● **Source material**
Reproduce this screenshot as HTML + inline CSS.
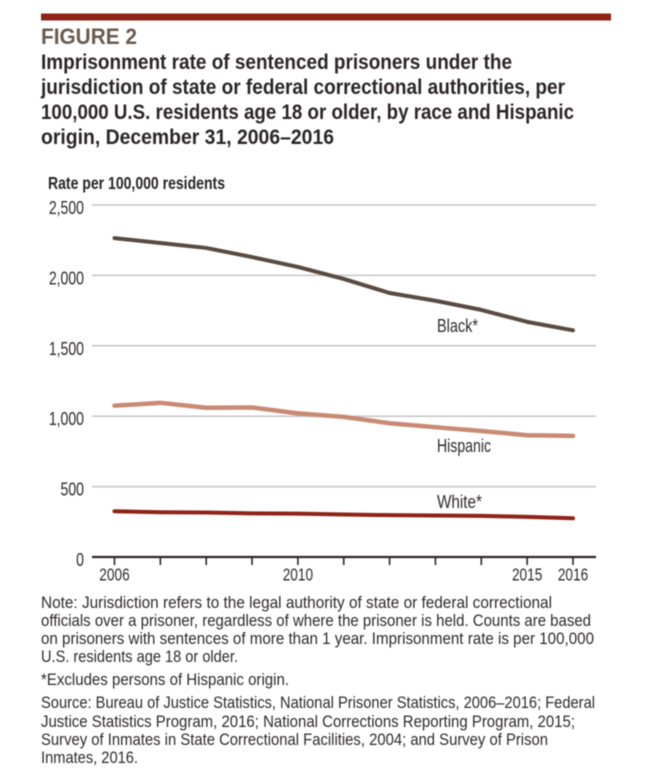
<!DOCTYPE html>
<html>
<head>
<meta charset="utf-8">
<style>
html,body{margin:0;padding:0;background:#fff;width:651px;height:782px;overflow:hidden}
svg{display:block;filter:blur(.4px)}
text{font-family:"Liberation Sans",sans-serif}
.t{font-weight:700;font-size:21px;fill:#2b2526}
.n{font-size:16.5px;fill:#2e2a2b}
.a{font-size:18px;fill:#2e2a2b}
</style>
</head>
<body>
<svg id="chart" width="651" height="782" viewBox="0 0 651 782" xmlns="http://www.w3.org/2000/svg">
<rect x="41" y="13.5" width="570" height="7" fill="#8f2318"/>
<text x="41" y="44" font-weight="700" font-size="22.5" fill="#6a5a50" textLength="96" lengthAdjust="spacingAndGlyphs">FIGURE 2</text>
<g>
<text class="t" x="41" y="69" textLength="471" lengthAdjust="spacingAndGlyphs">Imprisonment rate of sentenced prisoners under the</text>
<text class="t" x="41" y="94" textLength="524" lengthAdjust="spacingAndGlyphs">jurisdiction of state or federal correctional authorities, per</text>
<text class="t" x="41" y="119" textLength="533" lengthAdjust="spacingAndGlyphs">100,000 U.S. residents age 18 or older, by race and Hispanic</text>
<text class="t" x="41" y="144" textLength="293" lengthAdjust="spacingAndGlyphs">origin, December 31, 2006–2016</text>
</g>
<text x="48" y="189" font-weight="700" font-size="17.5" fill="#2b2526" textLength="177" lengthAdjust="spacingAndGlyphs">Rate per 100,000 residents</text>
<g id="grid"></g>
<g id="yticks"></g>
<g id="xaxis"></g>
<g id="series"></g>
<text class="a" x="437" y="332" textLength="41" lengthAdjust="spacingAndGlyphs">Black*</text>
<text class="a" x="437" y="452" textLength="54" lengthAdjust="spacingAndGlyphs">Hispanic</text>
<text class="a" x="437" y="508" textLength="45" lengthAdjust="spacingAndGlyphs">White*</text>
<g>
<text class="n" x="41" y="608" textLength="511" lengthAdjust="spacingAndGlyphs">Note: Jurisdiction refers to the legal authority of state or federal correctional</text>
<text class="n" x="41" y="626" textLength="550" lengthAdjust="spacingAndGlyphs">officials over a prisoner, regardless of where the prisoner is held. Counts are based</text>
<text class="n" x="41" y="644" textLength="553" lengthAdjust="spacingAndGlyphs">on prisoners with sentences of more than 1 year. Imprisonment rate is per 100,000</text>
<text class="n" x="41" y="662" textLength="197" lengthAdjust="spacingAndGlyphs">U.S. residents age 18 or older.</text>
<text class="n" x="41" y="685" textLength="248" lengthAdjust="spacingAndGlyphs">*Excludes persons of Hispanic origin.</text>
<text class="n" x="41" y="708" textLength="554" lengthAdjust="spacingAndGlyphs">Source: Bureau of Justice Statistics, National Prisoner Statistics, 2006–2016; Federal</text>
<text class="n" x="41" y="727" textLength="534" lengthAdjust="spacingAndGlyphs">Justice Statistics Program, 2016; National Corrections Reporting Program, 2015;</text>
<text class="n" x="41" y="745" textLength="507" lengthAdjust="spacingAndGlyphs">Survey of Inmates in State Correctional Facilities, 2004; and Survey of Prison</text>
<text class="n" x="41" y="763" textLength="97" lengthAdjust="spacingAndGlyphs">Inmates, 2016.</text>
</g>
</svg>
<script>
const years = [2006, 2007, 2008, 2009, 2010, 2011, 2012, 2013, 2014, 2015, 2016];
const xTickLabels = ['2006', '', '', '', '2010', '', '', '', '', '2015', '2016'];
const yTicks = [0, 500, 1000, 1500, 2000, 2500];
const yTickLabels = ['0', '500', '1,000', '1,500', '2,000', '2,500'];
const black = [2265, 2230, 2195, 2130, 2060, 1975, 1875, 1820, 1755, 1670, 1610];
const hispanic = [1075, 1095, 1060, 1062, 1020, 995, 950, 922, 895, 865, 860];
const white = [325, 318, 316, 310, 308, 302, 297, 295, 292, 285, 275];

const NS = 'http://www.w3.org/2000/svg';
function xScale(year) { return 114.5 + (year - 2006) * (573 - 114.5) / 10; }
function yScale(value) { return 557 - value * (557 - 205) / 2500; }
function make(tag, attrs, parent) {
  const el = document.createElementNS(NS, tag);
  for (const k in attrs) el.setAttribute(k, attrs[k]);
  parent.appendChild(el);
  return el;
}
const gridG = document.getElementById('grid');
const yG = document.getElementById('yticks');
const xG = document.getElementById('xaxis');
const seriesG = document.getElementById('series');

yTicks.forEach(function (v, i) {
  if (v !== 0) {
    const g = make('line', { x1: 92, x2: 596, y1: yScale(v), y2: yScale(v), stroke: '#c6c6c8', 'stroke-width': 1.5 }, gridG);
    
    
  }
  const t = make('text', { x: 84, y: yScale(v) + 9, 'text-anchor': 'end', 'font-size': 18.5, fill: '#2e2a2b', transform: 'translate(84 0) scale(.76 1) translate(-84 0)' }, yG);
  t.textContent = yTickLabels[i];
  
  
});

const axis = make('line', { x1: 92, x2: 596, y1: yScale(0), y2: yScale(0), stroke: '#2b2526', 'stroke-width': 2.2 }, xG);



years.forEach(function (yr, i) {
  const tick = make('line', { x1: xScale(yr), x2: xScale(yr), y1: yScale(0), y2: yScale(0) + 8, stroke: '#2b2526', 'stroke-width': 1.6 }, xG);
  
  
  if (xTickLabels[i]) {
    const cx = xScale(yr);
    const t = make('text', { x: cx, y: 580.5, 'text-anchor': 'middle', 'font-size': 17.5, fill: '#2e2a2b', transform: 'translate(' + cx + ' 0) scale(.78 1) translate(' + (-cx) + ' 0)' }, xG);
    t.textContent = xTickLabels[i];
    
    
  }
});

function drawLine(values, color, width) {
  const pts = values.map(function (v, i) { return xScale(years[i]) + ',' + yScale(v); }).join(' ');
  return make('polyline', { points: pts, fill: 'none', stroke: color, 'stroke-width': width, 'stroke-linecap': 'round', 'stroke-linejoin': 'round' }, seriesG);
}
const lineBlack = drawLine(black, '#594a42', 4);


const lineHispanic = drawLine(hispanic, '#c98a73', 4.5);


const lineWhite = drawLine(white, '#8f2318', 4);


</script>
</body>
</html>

● **Exercise**
Reproduce every line precisely as given, omitting all pictures.

● **Solution to the exercise**
Reproduce this screenshot as HTML + inline CSS.
<!DOCTYPE html>
<html>
<head>
<meta charset="utf-8">
<style>
html,body{margin:0;padding:0;background:#fff;width:651px;height:782px;overflow:hidden}
svg{display:block;filter:blur(.4px)}
text{font-family:"Liberation Sans",sans-serif}
.t{font-weight:700;font-size:21px;fill:#2b2526}
.n{font-size:16.5px;fill:#2e2a2b}
.a{font-size:18px;fill:#2e2a2b}
</style>
</head>
<body>
<svg id="chart" width="651" height="782" viewBox="0 0 651 782" xmlns="http://www.w3.org/2000/svg">
<rect x="41" y="13.5" width="570" height="7" fill="#8f2318"/>
<text x="41" y="44" font-weight="700" font-size="22.5" fill="#6a5a50" textLength="96" lengthAdjust="spacingAndGlyphs">FIGURE 2</text>
<g>
<text class="t" x="41" y="69" textLength="471" lengthAdjust="spacingAndGlyphs">Imprisonment rate of sentenced prisoners under the</text>
<text class="t" x="41" y="94" textLength="524" lengthAdjust="spacingAndGlyphs">jurisdiction of state or federal correctional authorities, per</text>
<text class="t" x="41" y="119" textLength="533" lengthAdjust="spacingAndGlyphs">100,000 U.S. residents age 18 or older, by race and Hispanic</text>
<text class="t" x="41" y="144" textLength="293" lengthAdjust="spacingAndGlyphs">origin, December 31, 2006–2016</text>
</g>
<text x="48" y="189" font-weight="700" font-size="17.5" fill="#2b2526" textLength="177" lengthAdjust="spacingAndGlyphs">Rate per 100,000 residents</text>
<g id="grid"></g>
<g id="yticks"></g>
<g id="xaxis"></g>
<g id="series"></g>
<text class="a" x="437" y="332" textLength="41" lengthAdjust="spacingAndGlyphs">Black*</text>
<text class="a" x="437" y="452" textLength="54" lengthAdjust="spacingAndGlyphs">Hispanic</text>
<text class="a" x="437" y="508" textLength="45" lengthAdjust="spacingAndGlyphs">White*</text>
<g>
<text class="n" x="41" y="608" textLength="511" lengthAdjust="spacingAndGlyphs">Note: Jurisdiction refers to the legal authority of state or federal correctional</text>
<text class="n" x="41" y="626" textLength="550" lengthAdjust="spacingAndGlyphs">officials over a prisoner, regardless of where the prisoner is held. Counts are based</text>
<text class="n" x="41" y="644" textLength="553" lengthAdjust="spacingAndGlyphs">on prisoners with sentences of more than 1 year. Imprisonment rate is per 100,000</text>
<text class="n" x="41" y="662" textLength="197" lengthAdjust="spacingAndGlyphs">U.S. residents age 18 or older.</text>
<text class="n" x="41" y="685" textLength="248" lengthAdjust="spacingAndGlyphs">*Excludes persons of Hispanic origin.</text>
<text class="n" x="41" y="708" textLength="554" lengthAdjust="spacingAndGlyphs">Source: Bureau of Justice Statistics, National Prisoner Statistics, 2006–2016; Federal</text>
<text class="n" x="41" y="727" textLength="534" lengthAdjust="spacingAndGlyphs">Justice Statistics Program, 2016; National Corrections Reporting Program, 2015;</text>
<text class="n" x="41" y="745" textLength="507" lengthAdjust="spacingAndGlyphs">Survey of Inmates in State Correctional Facilities, 2004; and Survey of Prison</text>
<text class="n" x="41" y="763" textLength="97" lengthAdjust="spacingAndGlyphs">Inmates, 2016.</text>
</g>
</svg>
<script>
const years = [2006, 2007, 2008, 2009, 2010, 2011, 2012, 2013, 2014, 2015, 2016];
const xTickLabels = ['2006', '', '', '', '2010', '', '', '', '', '2015', '2016'];
const yTicks = [0, 500, 1000, 1500, 2000, 2500];
const yTickLabels = ['0', '500', '1,000', '1,500', '2,000', '2,500'];
const black = [2265, 2230, 2195, 2130, 2060, 1975, 1875, 1820, 1755, 1670, 1610];
const hispanic = [1075, 1095, 1060, 1062, 1020, 995, 950, 922, 895, 865, 860];
const white = [325, 318, 316, 310, 308, 302, 297, 295, 292, 285, 275];

const NS = 'http://www.w3.org/2000/svg';
function xScale(year) { return 114.5 + (year - 2006) * (573 - 114.5) / 10; }
function yScale(value) { return 557 - value * (557 - 205) / 2500; }
function make(tag, attrs, parent) {
  const el = document.createElementNS(NS, tag);
  for (const k in attrs) el.setAttribute(k, attrs[k]);
  parent.appendChild(el);
  return el;
}
const gridG = document.getElementById('grid');
const yG = document.getElementById('yticks');
const xG = document.getElementById('xaxis');
const seriesG = document.getElementById('series');

yTicks.forEach(function (v, i) {
  if (v !== 0) {
    const g = make('line', { x1: 92, x2: 596, y1: yScale(v), y2: yScale(v), stroke: '#c6c6c8', 'stroke-width': 1.5 }, gridG);
    
    
  }
  const t = make('text', { x: 84, y: yScale(v) + 9, 'text-anchor': 'end', 'font-size': 18.5, fill: '#2e2a2b', transform: 'translate(84 0) scale(.76 1) translate(-84 0)' }, yG);
  t.textContent = yTickLabels[i];
  
  
});

const axis = make('line', { x1: 92, x2: 596, y1: yScale(0), y2: yScale(0), stroke: '#2b2526', 'stroke-width': 2.2 }, xG);



years.forEach(function (yr, i) {
  const tick = make('line', { x1: xScale(yr), x2: xScale(yr), y1: yScale(0), y2: yScale(0) + 8, stroke: '#2b2526', 'stroke-width': 1.6 }, xG);
  
  
  if (xTickLabels[i]) {
    const cx = xScale(yr);
    const t = make('text', { x: cx, y: 580.5, 'text-anchor': 'middle', 'font-size': 17.5, fill: '#2e2a2b', transform: 'translate(' + cx + ' 0) scale(.78 1) translate(' + (-cx) + ' 0)' }, xG);
    t.textContent = xTickLabels[i];
    
    
  }
});

function drawLine(values, color, width) {
  const pts = values.map(function (v, i) { return xScale(years[i]) + ',' + yScale(v); }).join(' ');
  return make('polyline', { points: pts, fill: 'none', stroke: color, 'stroke-width': width, 'stroke-linecap': 'round', 'stroke-linejoin': 'round' }, seriesG);
}
const lineBlack = drawLine(black, '#594a42', 4);


const lineHispanic = drawLine(hispanic, '#c98a73', 4.5);


const lineWhite = drawLine(white, '#8f2318', 4);


</script>
</body>
</html>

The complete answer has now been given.